I recently took a domestic Canadian flight from Vancouver and Montreal aboard an Airbus A330. The A330 is marvel of aeronautical engineering: a wide-body twin-engine jet airliner with a wingspan of over 60 meters and a take-off weight nearly 250 000 kg. The variant that I was in (a -300 model) was powered by two Rolls-Royce Trent 700 series turbofan engines, giving the craft a maximum cruising speed of Mach 0.86 (913km/h) and a thrust power of 316 000 Newtons of force (71000 pound per foot). In short, it is a machine of enormous power, and it is rightly celebrated as success of human ingenuity and of France-based Airbus Industries.

However, at the time, none of these awesome facts of the machine that would take me the 3600 km from the west coast to Quebec really occurred to me. I harbour an abiding repugnance for commercial airlines, as one of the few things that I truly dislike about travelling - for hours of my life, I am confined to a metal tube with dry, pressurised air with an array of strangers that range from the pleasant woman whom you are mildly delighted to be seated besides, to the wailing infant right behind you who will not be silent the mother seems completely unable to assuage. Furthermore, with the exception landing and take-off, and with good weather conditions at that, there is nothing to see or view, nothing to provide the sensation of actually travelling anywhere. Unfailingly I finish flight days with a lack of sleep, an aching back, and left wondering when we collectively believed that this was an acceptable way to move from place to place.

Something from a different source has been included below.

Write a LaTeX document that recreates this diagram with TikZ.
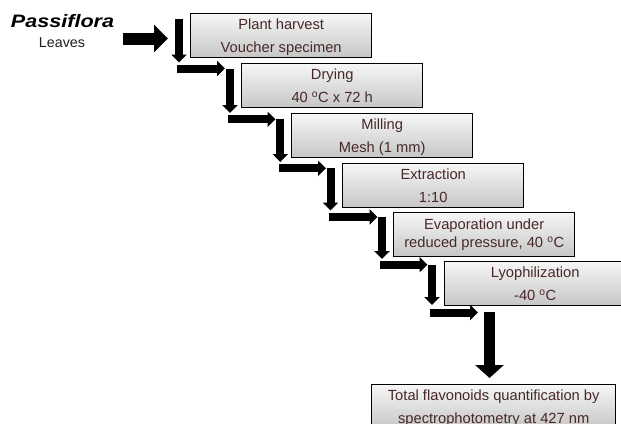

The above is meant as an analogy of what I wish to write to about on this blog: the relationship between human beings and the technology we have created, as well as the kinds of spaces and environments that result from this relationship.

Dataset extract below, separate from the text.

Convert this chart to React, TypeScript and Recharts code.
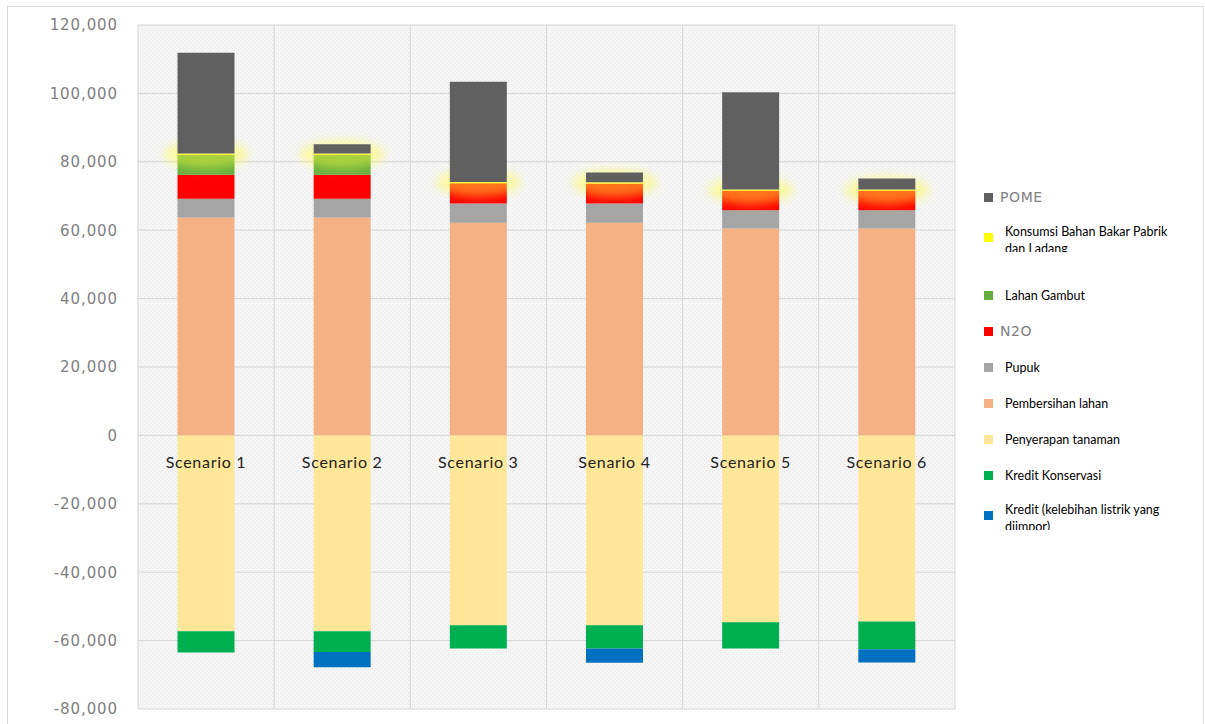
import { BarChart, Bar, XAxis, YAxis, CartesianGrid, LabelList } from "recharts";

const scenarios = ["Scenario 1", "Scenario 2", "Scenario 3", "Senario 4", "Scenario 5", "Scenario 6"];

const pembersihanLahan = [63700, 63700, 62200, 62200, 60500, 60500];
const pupuk = [5500, 5500, 5600, 5600, 5300, 5300];
const n2o = [7000, 7000, 5900, 5800, 5700, 5700];
const lahanGambut = [5800, 5800, 0, 0, 0, 0];
const konsumsiBahanBakar = [400, 400, 400, 400, 400, 400];
const pome = [29500, 2700, 29300, 2900, 28400, 3200];
const penyerapanTanaman = [-57300, -57300, -55500, -55500, -54600, -54400];
const kreditKonservasi = [-6200, -6000, -6800, -6800, -7700, -8100];
const kreditListrik = [0, -4500, 0, -4200, 0, -3900];

const yTicks = [-80000, -60000, -40000, -20000, 0, 20000, 40000, 60000, 80000, 100000, 120000];

// legend order (top to bottom)
const legendItems = [
  { key: "pome", name: "POME" },
  { key: "konsumsi", name: "Konsumsi Bahan Bakar Pabrik dan Ladang" },
  { key: "gambut", name: "Lahan Gambut" },
  { key: "n2o", name: "N2O" },
  { key: "pupuk", name: "Pupuk" },
  { key: "pembersihan", name: "Pembersihan lahan" },
  { key: "penyerapan", name: "Penyerapan tanaman" },
  { key: "konservasi", name: "Kredit Konservasi" },
  { key: "listrik", name: "Kredit (kelebihan listrik yang diimpor)" },
];

const COLORS: Record<string, string> = {
  pome: "#606060",
  konsumsi: "#ffff00",
  gambut: "#66ad3f",
  n2o: "#ff0000",
  pupuk: "#a5a5a5",
  pembersihan: "#f4b183",
  penyerapan: "#ffe699",
  konservasi: "#00b050",
  listrik: "#0070c0",
};

const data = scenarios.map((name, i) => ({
  name,
  pembersihan: pembersihanLahan[i],
  pupuk: pupuk[i],
  n2o: n2o[i],
  gambut: lahanGambut[i],
  konsumsi: konsumsiBahanBakar[i],
  pome: pome[i],
  penyerapan: penyerapanTanaman[i],
  konservasi: kreditKonservasi[i],
  listrik: kreditListrik[i],
}));

const nameOf = (k: string) => legendItems.find((l) => l.key === k)!.name;

// thin fuel segment drawn with a soft yellow halo, like the original
function GlowSegment(props: any) {
  const { x, y, width, height, fill } = props;
  const cy = y + height / 2;
  return (
    <g>
      <ellipse
        cx={x + width / 2}
        cy={cy}
        rx={width / 2 + 14}
        ry={14}
        fill="#ffff40"
        opacity={0.45}
        filter="url(#konsumsiGlow)"
      />
      <rect x={x} y={y} width={width} height={Math.max(height, 1)} fill={fill} opacity={0.6} />
    </g>
  );
}

function ScenarioLabel(props: any) {
  const { x, y, width, height, value } = props;
  const top = Math.min(y, y + height);
  return (
    <text
      x={x + width / 2}
      y={top + 26}
      textAnchor="middle"
      dominantBaseline="central"
      fontFamily="Lato, sans-serif"
      fontSize={16}
      letterSpacing={0.7}
      fill="#222"
    >
      {value}
    </text>
  );
}

function LegendBox() {
  return (
    <div style={{ position: "absolute", left: 984, top: 179, width: 221 }}>
      {legendItems.map((item) => {
        const wrapped = item.name.length > 25;
        const plain = item.key === "pome" || item.key === "n2o";
        return (
          <div
            key={item.key}
            style={{
              display: "flex",
              alignItems: wrapped ? "flex-start" : "center",
              height: wrapped ? 62 : 36,
              paddingTop: wrapped ? 8 : 0,
              boxSizing: "border-box",
            }}
          >
            <div
              style={{
                width: 9,
                height: 9,
                background: COLORS[item.key],
                marginTop: wrapped ? 10 : 0,
                flexShrink: 0,
              }}
            />
            <div
              style={{
                marginLeft: plain ? 7 : 12,
                fontFamily: plain ? "'DejaVu Sans', sans-serif" : "Lato, sans-serif",
                fontSize: plain ? 14 : 12.5,
                letterSpacing: plain ? 0.6 : 0,
                color: plain ? "#7f7f7f" : "#000",
                lineHeight: "17px",
                height: wrapped ? 29 : "auto",
                overflow: "hidden",
                width: 175,
              }}
            >
              {item.name}
            </div>
          </div>
        );
      })}
    </div>
  );
}

export default function App() {
  return (
    <div style={{ position: "absolute", left: 0, top: 0, width: 1205, height: 724, background: "#fff", overflow: "hidden" }}>
      <div
        style={{
          position: "absolute",
          left: 7,
          top: 6,
          width: 1195,
          height: 730,
          borderTop: "1px solid #d9d9d9",
          borderLeft: "1px solid #d9d9d9",
          borderRight: "1px solid #e6e6e6",
        }}
      />
      <BarChart
        width={1205}
        height={724}
        data={data}
        stackOffset="sign"
        barCategoryGap="29%"
        margin={{ top: 25, right: 250, bottom: 15, left: 8 }}
        style={{ position: "absolute", left: 0, top: 0 }}
      >
        <defs>
          <pattern id="dots" width="4" height="4" patternUnits="userSpaceOnUse">
            <rect width="4" height="4" fill="#f6f6f6" />
            <rect x="0" y="0" width="1" height="1" fill="#e3e3e3" />
            <rect x="2" y="2" width="1" height="1" fill="#e3e3e3" />
          </pattern>
          <filter id="konsumsiGlow" x="-50%" y="-150%" width="200%" height="400%">
            <feGaussianBlur stdDeviation="5" />
          </filter>
        </defs>
        <CartesianGrid
          fill="url(#dots)"
          fillOpacity={1}
          stroke="#d6d6d6"
          verticalCoordinatesGenerator={({ offset }: any) =>
            scenarios.map((_, i) => offset.left + (i * offset.width) / scenarios.length).concat(offset.left + offset.width)
          }
        />
        <XAxis dataKey="name" hide />
        <YAxis
          domain={[-80000, 120000]}
          ticks={yTicks}
          width={130}
          axisLine={false}
          tickLine={false}
          tickSize={0}
          tickMargin={20}
          tick={{ fill: "#7f7f7f", fontSize: 15, fontFamily: "'DejaVu Sans', sans-serif", letterSpacing: 0.9 }}
          tickFormatter={(v: number) => v.toLocaleString("en-US")}
          interval={0}
        />
        <Bar dataKey="pembersihan" name={nameOf("pembersihan")} stackId="a" fill={COLORS.pembersihan} isAnimationActive={false} />
        <Bar dataKey="pupuk" name={nameOf("pupuk")} stackId="a" fill={COLORS.pupuk} isAnimationActive={false} />
        <Bar dataKey="n2o" name={nameOf("n2o")} stackId="a" fill={COLORS.n2o} isAnimationActive={false} />
        <Bar dataKey="gambut" name={nameOf("gambut")} stackId="a" fill={COLORS.gambut} isAnimationActive={false} />
        <Bar
          dataKey="konsumsi"
          name={nameOf("konsumsi")}
          stackId="a"
          fill={COLORS.konsumsi}
          shape={(p: any) => <GlowSegment {...p} />}
          isAnimationActive={false}
        />
        <Bar dataKey="pome" name={nameOf("pome")} stackId="a" fill={COLORS.pome} isAnimationActive={false} />
        <Bar dataKey="penyerapan" name={nameOf("penyerapan")} stackId="a" fill={COLORS.penyerapan} isAnimationActive={false}>
          <LabelList dataKey="name" content={(p: any) => <ScenarioLabel {...p} />} />
        </Bar>
        <Bar dataKey="konservasi" name={nameOf("konservasi")} stackId="a" fill={COLORS.konservasi} isAnimationActive={false} />
        <Bar dataKey="listrik" name={nameOf("listrik")} stackId="a" fill={COLORS.listrik} isAnimationActive={false} />
      </BarChart>
      <LegendBox />
    </div>
  );
}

In order to explain my intentions for this blog, I must initially delve in the world of philosophy, if only to explain the parameters of any arguments or questions that I pose. The history of discussion and discourse regarding the interplay between people and technology is a long one, but it is modern technology specifically that interests me, which begins with birth of modern science (I will use the words science and technology interchangeably, or the compound techno-science, as this denotes the social context of science, a word originally coined by the French philosopher Gaston Bachelard). For the purposes of this blog then, I refer to science and technology as it is understood in Western thought after the Scientific Revolution of 1543 (this was the year that Nicolaus Copernicus published a paper with a thesis for a heliocentric solar system, that the Earth orbits around the sun, rather than the cosmos orbiting around the Earth).

The word technology, incidentally, is an interesting one. It is a compound of two Greek words: techne- meaning "skill," and is from where we get the English word "technique" which refers to making or doing, and  logos, meaning "discourse" which refers to a knowing and knowledge and is the source of the word "logic." Technology then, as a compound word, refers the merging between making and doing, and of knowing something in a logical sense. The definition that I employ when referring to technology then, which I borrow from Dr. Tom Darby in his essay on planetary rule, is "the progressively rational (efficient) arrangement of means and ends and cause and effect." In perhaps less esoteric language, technology is the ordering and altering of the world for the benefit of human use.

It is here on that I hope to cease with the use of philosophical language. The fact is that in-depth thought on the relationship between human beings technology tends to be extremely dense and esoteric, and is, I feel, highly inaccessible to those with a foundational education in political philosophy just to understand the ideas and thoughts being expressed. However, I believe that not only could these ideas be made relate-able for those that have not read philosophy, but that they are important to understand for everyone.

We live now in a technological society, with implications both for ourselves as human beings and this little planet we live on. What motivates me to write this blog is the warning embedded in the writings of the German philosopher Martin Heidegger, that there is nothing wrong with science and technology, indeed, they are of enormous benefit to our success as a species, and have potential in caring for and co-existing with all life on Earth, but we should not accept technology as a value-free fact of life, and that we should be vigilant and carefully reflective of where and how we allow technology into our lives. If we choose to blindly accept technology as a given 'good', then we give it power over us and are doomed to be mastered by the machines we create than mastering the machines.

If we do accept technology as good for everyone, we will become victims of technicity. Technicity is not technology, but a mass belief that science and technology are the great good which serves as a guide for our collective action as a society, not unlike the way in which the idea of "God" used to be the great good which dictated society only a few hundred years ago. The logic of this is that technology, unlike God, is value-neutral because technology serves everyone. This is gravely incorrect. Technology is not, and can never be, value-neutral. Technology is first and foremost, a tool, is it therefore caught up in the politics, economics and ethics of the forces in this world that use technology, and is therefore entangled with the values of these forces.

My goal then, is to set about writing about reflections and observations about the relationship between humans and technology as an attempt to ward off technicity, and keep us informed as how we allow technology into our lives and, hopefully, allow us to better master the machines have created.

Meanwhile, back on my plane travelling to Montreal, we have decided that to move from Point A to B must be done in the fastest, most efficient way possible, which flying undeniably is, but in doing so, we lose any kind of sense of the wonder of travel, of the changing of sights, smells and sounds when we travel by bus, train boat, and on foot. Furthermore, it is often uncomfortable (with the possible exception of flying 1st class) and forces you into a confined space with a lot of people you don't know. Is it worth it? For myself, I love travel, and for that reason alone, commercial airlines will always be disagreeable, though I grudgingly accept that for many of us, including myself, that the limited amount of time we have for holidays and travel often demand that we not spend a week travelling by bus from Vancouver to Montreal (something which I have personally done). It does, however come at a cost, and something which I would suggest that you consider the next time you get on a plane.

As a final thought, there is one element of jet plane travel I do enjoy: the few moments when the plane accelerates down the runway, and the slow, wonderful sensation of the heavier-than-air machine becoming airborne. For those few moments, I appreciate the technological marvel 316 000 N lifting off 250 000 kg of human, cargo and airplane off the ground.